Quality of life features
A number of quality of life additions are needed to the current implementation of voice chat to make its use easier and more immersive.
Clear aural feedback that the user is transmitting. This means having "radio clicks" when engaging/disengaging the PTT buttons. Currently, voice chat does not have this.
Radio effect to received voice chat - already planned, but will add to the authenticity. SRS is an excellent example of how this can be done. Ideally, some option (e.g. minimal/realistic) to the level of distortion should be selectable, to aid users with existing hearing impairment/foreign language users/etc.
Default keybinds for all modules, with option to override these per module.
One option for doing this would be as follows:
Default Radio 1->9 PTT keybinds in voice chat keybinds under its own category. This by default applies to every module in DCS.
In the specials tab, for every module have a checkbox (default disabled) for "Use custom Voice Chat PTT buttons".
For every module, have a keybind section for "Custom voice chat PTT". This can then be bound on a per module basis.
Now, the user can easily create a default profile for most modules using the specific general voice chat keybinds, and also have per module keybinds for ones where a different profile is desired, that can be enabled for that module specifically using the options -> special -> [module] tab.

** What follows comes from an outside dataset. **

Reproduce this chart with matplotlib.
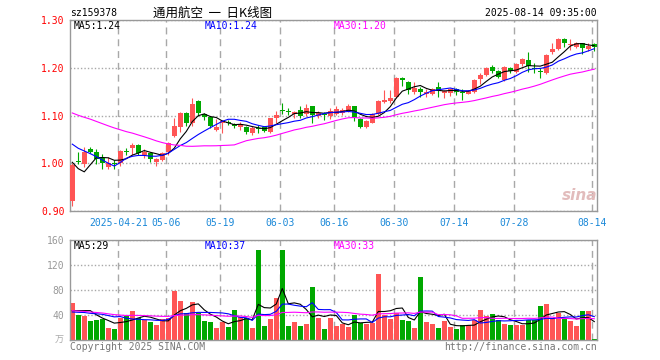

Other barriers to community implementation
With SRS now long established as the preferred community voice chat tool for DCS, a number of additional hurdles exist for DCS native voice chat to overcome to see it receive widespread server and community adoption. The previously discussed points are all important influences, but a number of additional hurdles also exist:
Voice chat requires a degree of API access for mod developers. Specifically, established tools such as ATIS, Overlordbot and Hound ELINT are not able to be integrated with voice chat currently, leading to decreased server adoption in lieu of SRS, therefore hampering community uptake. Either native alternatives to these tools would have to be developed by ED, or voice chat API access would need to be allowed for mod developers to allow the integration of these tools with DCS voice chat.
External voice chat access for GCI/AWACS. This means being able to connect to a servers voice chat without being in a plane, to allow for users (e.g. of LotATC) to act as a GCI/AWACS for fellow players. An alternative would be to have a dedicated slot(s) available in mission for users to join as GCI/AWACS, with access to the in game radio.
This post is intended as a summation of the most integral features needed for widespread community adoption. Simplicity, intuitiveness, and community support are needed for DCS voice chat to be successful.
SRS servers as an excellent template of how the community intends to use voice chat, and many useful lessons can be learned from observing how the community currently uses it. DCS voice chat has a number of advantages to SRS, the most significant of these being the lack of setup required to get it working in the first place. Additionally, by integrating the room mode for briefing/mission planning/spectating and exclusively forcing PTT/radio mode while in a plane, DCS voice chat will have a range of features not currently available in SRS, assisting in its adoption.
Ultimately, voice chat needs to be simple to set up, intuitive to use, yet remain powerful and capable like its predecessor SRS - it requires server and community adoption to be successful, as voice chat without uptake loses its purpose. I wish the DCS developers all the best, as there is huge potential in transforming the DCS experience using voice chat, particularly if largely adopted by the community.